Amanda Pampuro

DENVER (CN) — A federal judge on Friday declined to dismiss federal charges filed against two people who staged a burning cross in 2023 as a hoax to generate voter outrage and support for a Black candidate running for mayor of Colorado Springs.

“A reasonable jury could find that the defendants’ communication fits into the definition of a true threat,” wrote U.S. Judge Regina Rodriguez in a 13-page order.

No candidate won a majority in the April 2023 Colorado Springs mayoral election, prompting a runoff between independent Yemi Mobolade, a Black Nigerian immigrant, and former Republican Secretary of State Wayne Williams, who is white.

To generate support for Mobolade ahead of the vote, prosecutors say Derrick Bernard Jr., 35, and Ashley Blackcloud, 40, staged a hate crime hoax on April 23, 2023. The political stunt involved sending local media footage and photos of a cross burning in Colorado Springs beside a campaign sign defaced to call then-candidate Mobolade a racial slur.

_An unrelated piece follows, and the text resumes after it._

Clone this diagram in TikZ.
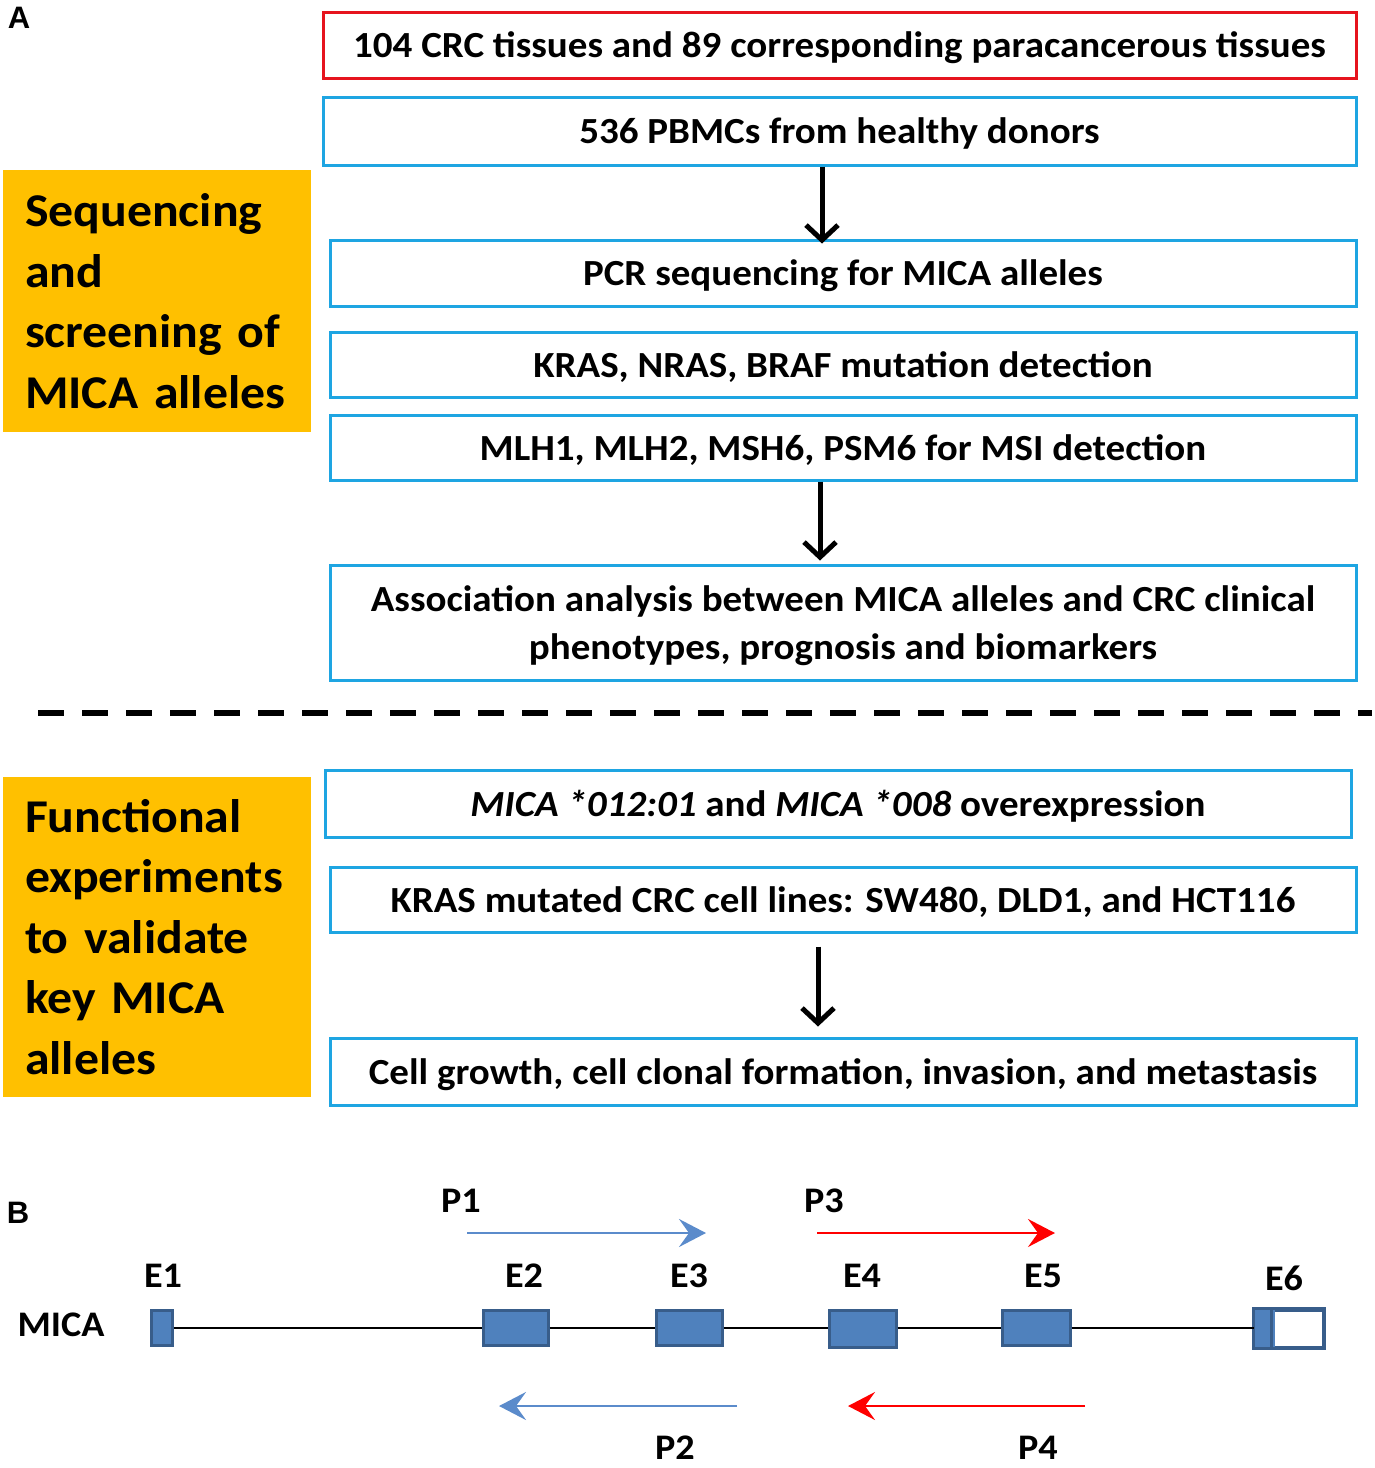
\documentclass[tikz,border=0pt]{standalone}
\usepackage{fontspec}
\setmainfont[FakeStretch=1.06]{Carlito}
\newfontfamily\arialfont{Liberation Sans}
\usetikzlibrary{arrows.meta}
\definecolor{boxblue}{RGB}{30,165,226}
\definecolor{boxred}{RGB}{230,20,30}
\definecolor{sideorange}{RGB}{255,192,0}
\definecolor{exonfill}{RGB}{79,129,189}
\definecolor{exonline}{RGB}{56,93,138}
\definecolor{primerblue}{RGB}{91,139,203}
\definecolor{primerred}{RGB}{255,0,0}
\begin{document}
\begin{tikzpicture}[x=1pt,y=-1pt,
  flowbox/.style={draw=boxblue, line width=3pt, inner sep=0pt, align=center, text depth=0pt,
    font=\bfseries\fontsize{36.8}{48}\selectfont},
  sidebox/.style={fill=sideorange, inner xsep=22pt, inner ysep=0pt, align=left,
    minimum width=308pt, text width=264pt,
    font=\bfseries\fontsize{47}{60.5}\selectfont},
  flowarrow/.style={black, line width=5pt, -{Straight Barb[length=15pt,width=32pt,line width=5pt]}},
  exon/.style={draw=exonline, fill=exonfill, line width=3pt, inner sep=0pt, minimum height=35pt},
  exlabel/.style={font=\bfseries\fontsize{36}{36}\selectfont, inner sep=0pt},
  primer/.style={line width=2.5pt, -{Stealth[length=27pt,width=28pt,inset=10pt]}},
  panel/.style={font=\arialfont\bfseries\fontsize{31}{31}\selectfont, inner sep=0pt}
]
\useasboundingbox (0,0) rectangle (1375,1468);

% panel letters
\node[panel] (A) at (19,18) {A};
\node[panel] (B) at (18,1213) {B};

% flow boxes, part 1
\node[flowbox, draw=boxred, minimum width=1033pt, minimum height=66pt] (b1) at (839.5,45) {104 CRC tissues and 89 corresponding paracancerous tissues};
\node[flowbox, minimum width=1033pt, minimum height=68pt] (b2) at (839.5,131) {536 PBMCs from healthy donors};
\node[flowbox, minimum width=1026pt, minimum height=66pt] (b3) at (843,273) {PCR sequencing for MICA alleles};
\node[flowbox, minimum width=1026pt, minimum height=65pt] (b4) at (843,364.5) {KRAS, NRAS, BRAF mutation detection};
\node[flowbox, minimum width=1026pt, minimum height=65pt] (b5) at (843,447.5) {MLH1, MLH2, MSH6, PSM6 for MSI detection};
\node[flowbox, minimum width=1026pt, minimum height=115pt] (b6) at (843,622.5) {Association analysis between MICA alleles and CRC clinical\\phenotypes, prognosis and biomarkers};

\node[sidebox, minimum height=262pt] (s1) at (157,301) {Sequencing\\and\\screening of\\MICA alleles};

\coordinate (x1) at (822,0);
\coordinate (x2) at (820,0);
\coordinate (x3) at (818,0);
\draw[flowarrow] (b2.south -| x1) -- ([yshift=-5pt]b3.north -| x1);
\draw[flowarrow] (b5.south -| x2) -- ([yshift=3pt]b6.north -| x2);

% dashed separator
\coordinate (d1) at (38,713);
\coordinate (d2) at (1372,713);
\draw[line width=5.5pt, dash pattern=on 26pt off 18pt] (d1) -- (d2);

% flow boxes, part 2
\node[flowbox, minimum width=1026pt, minimum height=67pt] (b7) at (838,803.5) {\textit{MICA *012:01} and \textit{MICA *008} overexpression};
\node[flowbox, minimum width=1026pt, minimum height=65pt] (b8) at (843,899.5) {KRAS mutated CRC cell lines: SW480, DLD1, and HCT116};
\node[flowbox, minimum width=1026pt, minimum height=67pt] (b9) at (843,1071.5) {Cell growth, cell clonal formation, invasion, and metastasis};

\node[sidebox, minimum height=320pt] (s2) at (157,937) {Functional\\experiments\\to validate\\key MICA\\alleles};

\draw[flowarrow] ([yshift=-13pt]b8.south -| x3) -- ([yshift=10pt]b9.north -| x3);

% panel B: gene
\node[exlabel] (mica) at (61,1325) {MICA};
\node[exon, minimum width=21pt] (e1) at (161.5,1328) {};
\node[exon, minimum width=65pt] (e2) at (515.5,1328) {};
\node[exon, minimum width=66pt] (e3) at (689,1328) {};
\node[exon, minimum width=67pt, minimum height=37pt] (e4) at (862.5,1328.5) {};
\node[exon, minimum width=68pt] (e5) at (1036,1328) {};
\node[exon, fill=white, minimum width=68pt, minimum height=37pt] (e6) at (1289,1328.5) {};
\fill[exonfill] ([shift={(1.5pt,-1.5pt)}]e6.south west) rectangle ([xshift=-50pt,yshift=1.5pt]e6.north east);
\draw[exonline, line width=3pt] ([xshift=18pt]e6.south west) -- ([xshift=18pt]e6.north west);
\draw[exonline, line width=3pt] (e6.south west) rectangle (e6.north east);

\draw[black, line width=2pt] (e1.east) -- (e1.east -| e2.west);
\draw[black, line width=2pt] (e2.east) -- (e2.east -| e3.west);
\draw[black, line width=2pt] (e3.east) -- (e3.east -| e4.west);
\draw[black, line width=2pt] (e4.east |- e1.east) -- (e1.east -| e5.west);
\draw[black, line width=2pt] (e5.east) -- (e5.east -| e6.west);

\node[exlabel] (l1) at (163,1276) {E1};
\node[exlabel] (l2) at (524,1276) {E2};
\node[exlabel] (l3) at (689,1276) {E3};
\node[exlabel] (l4) at (862,1276) {E4};
\node[exlabel] (l5) at (1043,1276) {E5};
\node[exlabel] (l6) at (1284,1278) {E6};

% primers
\node[exlabel] (p1) at (461,1201) {P1};
\node[exlabel] (p3) at (824,1201) {P3};
\node[exlabel] (p2) at (675,1448) {P2};
\node[exlabel] (p4) at (1038,1448) {P4};

\coordinate (p1a) at (467,1233);
\coordinate (p1b) at (706,1233);
\coordinate (p3a) at (817,1233);
\coordinate (p3b) at (1055,1233);
\coordinate (p2a) at (737,1406);
\coordinate (p2b) at (499,1406);
\coordinate (p4a) at (1085,1406);
\coordinate (p4b) at (848,1406);
\draw[primer, primerblue] (p1a) -- (p1b);
\draw[primer, primerred] (p3a) -- (p3b);
\draw[primer, primerblue] (p2a) -- (p2b);
\draw[primer, primerred] (p4a) -- (p4b);
\end{tikzpicture}
\end{document}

With 58% of the vote, Mobolade ultimately won, becoming the first Black mayor of Colorado Springs. It's unclear whether he was involved in the plan, but according to prosecutors, Bernard told him in a Facebook message, “I’m mobilizing my squadron in defense and for the final push. Black ops style big brother. The klan cannot be allowed to run this city again.”

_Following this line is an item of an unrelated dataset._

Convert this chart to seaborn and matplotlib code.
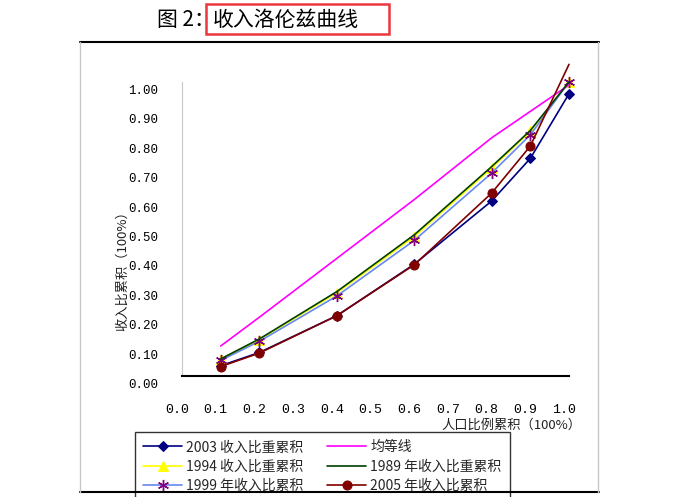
import numpy as np
import pandas as pd
import matplotlib
matplotlib.use("Agg")
import matplotlib.pyplot as plt
import matplotlib.transforms as mtransforms
from matplotlib.lines import Line2D
from matplotlib.patches import Rectangle
import seaborn as sns

# ---------------- data ----------------
pop_share = [0.1, 0.2, 0.4, 0.6, 0.8, 0.9, 1.0]
inc_2003 = [0.035, 0.080, 0.205, 0.380, 0.595, 0.740, 0.960]
inc_1994 = [0.058, 0.124, 0.283, 0.474, 0.707, 0.832, 1.000]
inc_1999 = [0.053, 0.118, 0.272, 0.461, 0.690, 0.820, 1.000]
equality = [0.102, 0.200, 0.400, 0.600, 0.810, 0.900, 0.990]
inc_1989 = [0.058, 0.126, 0.287, 0.480, 0.712, 0.835, 1.000]
inc_2005 = [0.032, 0.078, 0.205, 0.378, 0.622, 0.782, 1.060]

labels = ["2003 收入比重累积", "1994 收入比重累积", "1999 年收入比累积",
          "均等线", "1989 年收入比重累积", "2005 年收入比累积"]
x_ticks = [0.0, 0.1, 0.2, 0.3, 0.4, 0.5, 0.6, 0.7, 0.8, 0.9, 1.0]
x_ticklabels = ["0.0", "0.1", "0.2", "0.3", "0.4", "0.5", "0.6", "0.7", "0.8", "0.9", "1.0"]
y_ticks = [0.0, 0.1, 0.2, 0.3, 0.4, 0.5, 0.6, 0.7, 0.8, 0.9, 1.0]
y_ticklabels = ["0.00", "0.10", "0.20", "0.30", "0.40", "0.50", "0.60", "0.70", "0.80", "0.90", "1.00"]
title_prefix = "图 2："
title_main = "收入洛伦兹曲线"
xlabel = "人口比例累积（100%）"
ylabel = "收入比累积（100%）"

# ---------------- style ----------------
sns.set_theme(style="white")
plt.rcParams["font.family"] = ["Noto Sans CJK SC", "DejaVu Sans"]
plt.rcParams["axes.unicode_minus"] = False

W, H = 686, 497
fig = plt.figure(figsize=(W / 100, H / 100), dpi=100)
fig.patch.set_facecolor("white")

def fx(px):
    return px / W

def fy(py):
    return 1 - py / H

ax = fig.add_axes([fx(182), fy(376), (569 - 182) / W, (376 - 82) / H])
ax.set_facecolor("white")

series = [
    (inc_2003, labels[0], dict(color="#000080", marker="D", markersize=5.5,
                               markerfacecolor="#000080", markeredgecolor="#000080")),
    (inc_1994, labels[1], dict(color="#FFFF00", marker="^", markersize=7,
                               markerfacecolor="#FFFF00", markeredgecolor="#FFFF00")),
    (inc_1999, labels[2], dict(color="#6688EE", marker=(6, 2, 0), markersize=8,
                               markerfacecolor="#800080", markeredgecolor="#800080",
                               markeredgewidth=1.0)),
    (equality, labels[3], dict(color="#FF00FF", marker=None)),
    (inc_1989, labels[4], dict(color="#004000", marker=None)),
    (inc_2005, labels[5], dict(color="#800000", marker="o", markersize=6.5,
                               markerfacecolor="#800000", markeredgecolor="#800000",
                               markevery=[0, 1, 2, 3, 4, 5])),
]

for vals, lab, kw in series:
    df = pd.DataFrame({"x": pop_share, "y": vals})
    sns.lineplot(data=df, x="x", y="y", ax=ax, label=lab, linewidth=1.2,
                 estimator=None, sort=False, clip_on=False, **kw)

ax.set_xlim(0, 1.0)
ax.set_ylim(0, 1.0)
ax.set_xlabel("")
ax.set_ylabel("")

ax.set_xticks(x_ticks)
ax.set_xticklabels(x_ticklabels, fontfamily="Liberation Mono", fontsize=9.5, color="black")
ax.set_yticks(y_ticks)
ax.set_yticklabels(y_ticklabels, fontfamily="Liberation Mono", fontsize=9, color="black")
ax.tick_params(axis="x", direction="in", length=2, width=0.6, color="#555555", pad=20)
ax.tick_params(axis="y", direction="in", length=3, width=0.8, color="black", pad=17)

# label offsets (as in the reference, labels sit slightly off the ticks)
off_y = mtransforms.ScaledTranslation(0, -7.5 / 100, fig.dpi_scale_trans)
for lbl in ax.get_yticklabels():
    lbl.set_transform(lbl.get_transform() + off_y)
off_x = mtransforms.ScaledTranslation(-5 / 100, 0, fig.dpi_scale_trans)
for lbl in ax.get_xticklabels():
    lbl.set_transform(lbl.get_transform() + off_x)

for s in ["top", "right"]:
    ax.spines[s].set_visible(False)
ax.spines["left"].set_color("#c8c8c8")
ax.spines["left"].set_linewidth(0.8)
ax.spines["bottom"].set_color("black")
ax.spines["bottom"].set_linewidth(1.5)

# legend
handles, labs = ax.get_legend_handles_labels()
ax.get_legend().remove()
leg = fig.legend(handles, labs, ncol=2, loc="upper left",
                 bbox_to_anchor=(fx(135), 0, (510 - 135) / W, fy(432)),
                 mode="expand", frameon=True, fancybox=False, borderaxespad=0,
                 handlelength=2.8, handletextpad=0.3, labelspacing=0.37,
                 borderpad=0.6, fontsize=10, columnspacing=1.0)
leg.get_frame().set_edgecolor("black")
leg.get_frame().set_linewidth(1.0)
leg.get_frame().set_facecolor("white")
leg.set_zorder(5)

# axis labels
fig.text(fx(122), fy(268), ylabel, rotation=90, ha="center", va="center",
         fontsize=9.5, color="#222222")
fig.text(fx(581), fy(425), xlabel, ha="right", va="center",
         fontsize=9.5, color="#222222")

# title
fig.text(fx(157), fy(20), title_prefix, ha="left", va="center", fontsize=15, color="black")
fig.text(fx(213), fy(20), title_main, ha="left", va="center", fontsize=15, color="black")
fig.add_artist(Rectangle((fx(206), fy(34)), (389 - 206) / W, (34 - 4) / H,
                         transform=fig.transFigure, fill=False,
                         edgecolor="#e8383d", linewidth=1.8))

# outer frame
fig.add_artist(Line2D([fx(80), fx(599)], [fy(42), fy(42)], transform=fig.transFigure,
                      color="black", linewidth=1.5, zorder=10))
fig.add_artist(Line2D([fx(80), fx(599)], [fy(491.5), fy(491.5)], transform=fig.transFigure,
                      color="black", linewidth=1.5, zorder=10))
fig.add_artist(Line2D([fx(80), fx(80)], [fy(42), fy(491.5)], transform=fig.transFigure,
                      color="#c8c8c8", linewidth=1.0, zorder=10))
fig.add_artist(Line2D([fx(598), fx(598)], [fy(42), fy(491.5)], transform=fig.transFigure,
                      color="#c8c8c8", linewidth=1.0, zorder=10))

fig.savefig("out.png", dpi=100, facecolor="white")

In a November 2024 grand jury indictment, prosecutors quoted messages between the defendants coordinating and congratulating each other on the media stunt. On his Facebook account, Bernard had vowed to “drown” the person responsible for burning the cross.

Federal prosecutors charged Bernard and Blackcloud each with one count of conspiracy to defraud the U.S. and one count of interstate intimidation using fire. Combined, the crimes carry a sentence of up to 15 years in prison.

A third person, Crystal West, pleaded guilty to a single charge of conspiracy in March and is scheduled to be sentenced in June.

In separate motions to dismiss, Bernard and Blackcloud argued their message was protected political speech rather than a true threat and that the law prohibiting fire intimidation is meant to be applied against bomb threats, not cross burnings.

"A cross burning is not a bomb threat nor is it an arson threat. It is a symbolic burning of one’s own property," wrote Blackcloud's attorney, Britt Cobb of Denver, in her Feb. 5 motion to dismiss.

Neither Cobb nor Bernard's attorney, Tyrone Glover, immediately responded to an inquiry for comment.

“Defendants argue that they did not intend to threaten candidate 1 but instead intended to support his campaign,” Rodriguez wrote. Since context separates protected free speech from a true threat, the Joe Biden appointee concluded that “it is up to the jury to determine whether the cross burning was a true threat or merely political speech.”

Bernard and Blackcloud are scheduled for a five-day jury trial starting May 19.